# Task details
Set down the material once more, exactly as it appears.

[Begin Data lines]

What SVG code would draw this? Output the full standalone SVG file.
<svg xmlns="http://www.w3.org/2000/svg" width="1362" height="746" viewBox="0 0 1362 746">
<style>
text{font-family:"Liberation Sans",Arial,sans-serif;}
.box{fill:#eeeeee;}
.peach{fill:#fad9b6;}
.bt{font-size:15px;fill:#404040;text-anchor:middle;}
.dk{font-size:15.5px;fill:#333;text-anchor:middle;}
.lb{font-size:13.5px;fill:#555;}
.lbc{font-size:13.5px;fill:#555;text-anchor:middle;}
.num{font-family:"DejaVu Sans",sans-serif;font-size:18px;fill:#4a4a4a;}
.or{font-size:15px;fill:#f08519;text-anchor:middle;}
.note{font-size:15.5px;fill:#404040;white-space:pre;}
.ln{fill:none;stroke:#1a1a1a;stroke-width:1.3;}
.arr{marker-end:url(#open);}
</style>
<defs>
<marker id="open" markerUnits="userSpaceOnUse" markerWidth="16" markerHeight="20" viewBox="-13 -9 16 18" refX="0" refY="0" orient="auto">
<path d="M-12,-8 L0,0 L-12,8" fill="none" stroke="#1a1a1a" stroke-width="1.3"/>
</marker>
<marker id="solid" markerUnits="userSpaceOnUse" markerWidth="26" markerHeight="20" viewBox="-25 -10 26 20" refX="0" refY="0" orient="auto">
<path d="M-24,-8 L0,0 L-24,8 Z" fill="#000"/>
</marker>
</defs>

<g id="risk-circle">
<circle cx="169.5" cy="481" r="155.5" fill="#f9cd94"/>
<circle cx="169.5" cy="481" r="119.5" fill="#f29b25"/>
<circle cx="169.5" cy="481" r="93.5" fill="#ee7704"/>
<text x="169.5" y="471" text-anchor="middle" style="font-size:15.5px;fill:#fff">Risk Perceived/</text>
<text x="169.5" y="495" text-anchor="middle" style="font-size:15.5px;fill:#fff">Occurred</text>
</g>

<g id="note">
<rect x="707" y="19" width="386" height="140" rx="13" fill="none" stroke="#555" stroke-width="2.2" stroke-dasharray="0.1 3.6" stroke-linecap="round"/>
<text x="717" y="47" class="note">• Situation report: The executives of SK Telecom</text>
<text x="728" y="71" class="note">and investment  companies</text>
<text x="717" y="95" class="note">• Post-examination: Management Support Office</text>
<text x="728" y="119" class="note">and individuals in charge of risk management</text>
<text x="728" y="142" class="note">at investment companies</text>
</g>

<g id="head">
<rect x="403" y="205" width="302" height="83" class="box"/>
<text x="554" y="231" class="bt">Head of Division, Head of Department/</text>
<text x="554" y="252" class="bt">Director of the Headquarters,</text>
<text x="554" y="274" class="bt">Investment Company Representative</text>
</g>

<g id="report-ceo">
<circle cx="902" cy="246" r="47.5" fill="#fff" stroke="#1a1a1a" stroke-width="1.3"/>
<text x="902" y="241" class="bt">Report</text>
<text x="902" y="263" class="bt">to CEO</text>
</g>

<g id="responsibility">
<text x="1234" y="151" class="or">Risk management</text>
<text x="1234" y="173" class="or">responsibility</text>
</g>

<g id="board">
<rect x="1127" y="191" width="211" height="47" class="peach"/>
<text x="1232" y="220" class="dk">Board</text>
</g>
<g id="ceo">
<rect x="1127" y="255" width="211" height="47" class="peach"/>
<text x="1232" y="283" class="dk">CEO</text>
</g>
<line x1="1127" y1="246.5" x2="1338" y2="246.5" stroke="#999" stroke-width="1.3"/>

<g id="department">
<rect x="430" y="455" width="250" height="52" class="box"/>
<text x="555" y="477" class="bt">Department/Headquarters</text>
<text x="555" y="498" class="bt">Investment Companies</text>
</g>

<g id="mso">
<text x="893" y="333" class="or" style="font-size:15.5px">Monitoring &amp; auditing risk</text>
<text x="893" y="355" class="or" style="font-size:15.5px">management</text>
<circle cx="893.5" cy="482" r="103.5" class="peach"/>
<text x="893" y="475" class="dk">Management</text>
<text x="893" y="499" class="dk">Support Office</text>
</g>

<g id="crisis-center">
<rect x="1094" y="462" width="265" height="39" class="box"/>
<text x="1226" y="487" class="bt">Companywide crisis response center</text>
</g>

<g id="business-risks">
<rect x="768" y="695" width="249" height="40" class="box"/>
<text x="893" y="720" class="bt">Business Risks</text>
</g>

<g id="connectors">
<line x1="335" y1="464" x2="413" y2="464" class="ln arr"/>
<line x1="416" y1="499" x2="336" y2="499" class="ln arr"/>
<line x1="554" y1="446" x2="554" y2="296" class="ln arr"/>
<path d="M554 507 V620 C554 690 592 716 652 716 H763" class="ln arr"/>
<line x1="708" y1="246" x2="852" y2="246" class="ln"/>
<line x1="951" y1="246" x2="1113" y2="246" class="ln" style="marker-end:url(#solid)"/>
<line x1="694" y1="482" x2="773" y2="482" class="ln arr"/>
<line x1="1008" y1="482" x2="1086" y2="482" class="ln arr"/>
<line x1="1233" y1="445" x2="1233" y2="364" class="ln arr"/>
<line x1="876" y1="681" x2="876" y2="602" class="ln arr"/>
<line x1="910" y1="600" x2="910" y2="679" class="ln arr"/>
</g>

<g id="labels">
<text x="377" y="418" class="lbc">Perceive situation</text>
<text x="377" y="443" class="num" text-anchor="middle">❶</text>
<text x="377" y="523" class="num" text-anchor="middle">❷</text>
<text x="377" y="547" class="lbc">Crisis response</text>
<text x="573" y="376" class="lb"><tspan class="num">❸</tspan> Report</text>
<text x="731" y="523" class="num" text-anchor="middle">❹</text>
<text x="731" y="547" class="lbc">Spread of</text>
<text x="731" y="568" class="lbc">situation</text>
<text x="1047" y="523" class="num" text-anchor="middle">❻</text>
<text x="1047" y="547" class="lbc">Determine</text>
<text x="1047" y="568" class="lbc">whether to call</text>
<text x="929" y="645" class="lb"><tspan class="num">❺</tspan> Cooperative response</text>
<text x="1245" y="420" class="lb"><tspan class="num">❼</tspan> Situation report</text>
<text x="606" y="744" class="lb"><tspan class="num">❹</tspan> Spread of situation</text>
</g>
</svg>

[End Data lines]

# Solution
What SVG code would draw this? Output the full standalone SVG file.
<svg xmlns="http://www.w3.org/2000/svg" width="1362" height="746" viewBox="0 0 1362 746">
<style>
text{font-family:"Liberation Sans",Arial,sans-serif;}
.box{fill:#eeeeee;}
.peach{fill:#fad9b6;}
.bt{font-size:15px;fill:#404040;text-anchor:middle;}
.dk{font-size:15.5px;fill:#333;text-anchor:middle;}
.lb{font-size:13.5px;fill:#555;}
.lbc{font-size:13.5px;fill:#555;text-anchor:middle;}
.num{font-family:"DejaVu Sans",sans-serif;font-size:18px;fill:#4a4a4a;}
.or{font-size:15px;fill:#f08519;text-anchor:middle;}
.note{font-size:15.5px;fill:#404040;white-space:pre;}
.ln{fill:none;stroke:#1a1a1a;stroke-width:1.3;}
.arr{marker-end:url(#open);}
</style>
<defs>
<marker id="open" markerUnits="userSpaceOnUse" markerWidth="16" markerHeight="20" viewBox="-13 -9 16 18" refX="0" refY="0" orient="auto">
<path d="M-12,-8 L0,0 L-12,8" fill="none" stroke="#1a1a1a" stroke-width="1.3"/>
</marker>
<marker id="solid" markerUnits="userSpaceOnUse" markerWidth="26" markerHeight="20" viewBox="-25 -10 26 20" refX="0" refY="0" orient="auto">
<path d="M-24,-8 L0,0 L-24,8 Z" fill="#000"/>
</marker>
</defs>

<g id="risk-circle">
<circle cx="169.5" cy="481" r="155.5" fill="#f9cd94"/>
<circle cx="169.5" cy="481" r="119.5" fill="#f29b25"/>
<circle cx="169.5" cy="481" r="93.5" fill="#ee7704"/>
<text x="169.5" y="471" text-anchor="middle" style="font-size:15.5px;fill:#fff">Risk Perceived/</text>
<text x="169.5" y="495" text-anchor="middle" style="font-size:15.5px;fill:#fff">Occurred</text>
</g>

<g id="note">
<rect x="707" y="19" width="386" height="140" rx="13" fill="none" stroke="#555" stroke-width="2.2" stroke-dasharray="0.1 3.6" stroke-linecap="round"/>
<text x="717" y="47" class="note">• Situation report: The executives of SK Telecom</text>
<text x="728" y="71" class="note">and investment  companies</text>
<text x="717" y="95" class="note">• Post-examination: Management Support Office</text>
<text x="728" y="119" class="note">and individuals in charge of risk management</text>
<text x="728" y="142" class="note">at investment companies</text>
</g>

<g id="head">
<rect x="403" y="205" width="302" height="83" class="box"/>
<text x="554" y="231" class="bt">Head of Division, Head of Department/</text>
<text x="554" y="252" class="bt">Director of the Headquarters,</text>
<text x="554" y="274" class="bt">Investment Company Representative</text>
</g>

<g id="report-ceo">
<circle cx="902" cy="246" r="47.5" fill="#fff" stroke="#1a1a1a" stroke-width="1.3"/>
<text x="902" y="241" class="bt">Report</text>
<text x="902" y="263" class="bt">to CEO</text>
</g>

<g id="responsibility">
<text x="1234" y="151" class="or">Risk management</text>
<text x="1234" y="173" class="or">responsibility</text>
</g>

<g id="board">
<rect x="1127" y="191" width="211" height="47" class="peach"/>
<text x="1232" y="220" class="dk">Board</text>
</g>
<g id="ceo">
<rect x="1127" y="255" width="211" height="47" class="peach"/>
<text x="1232" y="283" class="dk">CEO</text>
</g>
<line x1="1127" y1="246.5" x2="1338" y2="246.5" stroke="#999" stroke-width="1.3"/>

<g id="department">
<rect x="430" y="455" width="250" height="52" class="box"/>
<text x="555" y="477" class="bt">Department/Headquarters</text>
<text x="555" y="498" class="bt">Investment Companies</text>
</g>

<g id="mso">
<text x="893" y="333" class="or" style="font-size:15.5px">Monitoring &amp; auditing risk</text>
<text x="893" y="355" class="or" style="font-size:15.5px">management</text>
<circle cx="893.5" cy="482" r="103.5" class="peach"/>
<text x="893" y="475" class="dk">Management</text>
<text x="893" y="499" class="dk">Support Office</text>
</g>

<g id="crisis-center">
<rect x="1094" y="462" width="265" height="39" class="box"/>
<text x="1226" y="487" class="bt">Companywide crisis response center</text>
</g>

<g id="business-risks">
<rect x="768" y="695" width="249" height="40" class="box"/>
<text x="893" y="720" class="bt">Business Risks</text>
</g>

<g id="connectors">
<line x1="335" y1="464" x2="413" y2="464" class="ln arr"/>
<line x1="416" y1="499" x2="336" y2="499" class="ln arr"/>
<line x1="554" y1="446" x2="554" y2="296" class="ln arr"/>
<path d="M554 507 V620 C554 690 592 716 652 716 H763" class="ln arr"/>
<line x1="708" y1="246" x2="852" y2="246" class="ln"/>
<line x1="951" y1="246" x2="1113" y2="246" class="ln" style="marker-end:url(#solid)"/>
<line x1="694" y1="482" x2="773" y2="482" class="ln arr"/>
<line x1="1008" y1="482" x2="1086" y2="482" class="ln arr"/>
<line x1="1233" y1="445" x2="1233" y2="364" class="ln arr"/>
<line x1="876" y1="681" x2="876" y2="602" class="ln arr"/>
<line x1="910" y1="600" x2="910" y2="679" class="ln arr"/>
</g>

<g id="labels">
<text x="377" y="418" class="lbc">Perceive situation</text>
<text x="377" y="443" class="num" text-anchor="middle">❶</text>
<text x="377" y="523" class="num" text-anchor="middle">❷</text>
<text x="377" y="547" class="lbc">Crisis response</text>
<text x="573" y="376" class="lb"><tspan class="num">❸</tspan> Report</text>
<text x="731" y="523" class="num" text-anchor="middle">❹</text>
<text x="731" y="547" class="lbc">Spread of</text>
<text x="731" y="568" class="lbc">situation</text>
<text x="1047" y="523" class="num" text-anchor="middle">❻</text>
<text x="1047" y="547" class="lbc">Determine</text>
<text x="1047" y="568" class="lbc">whether to call</text>
<text x="929" y="645" class="lb"><tspan class="num">❺</tspan> Cooperative response</text>
<text x="1245" y="420" class="lb"><tspan class="num">❼</tspan> Situation report</text>
<text x="606" y="744" class="lb"><tspan class="num">❹</tspan> Spread of situation</text>
</g>
</svg>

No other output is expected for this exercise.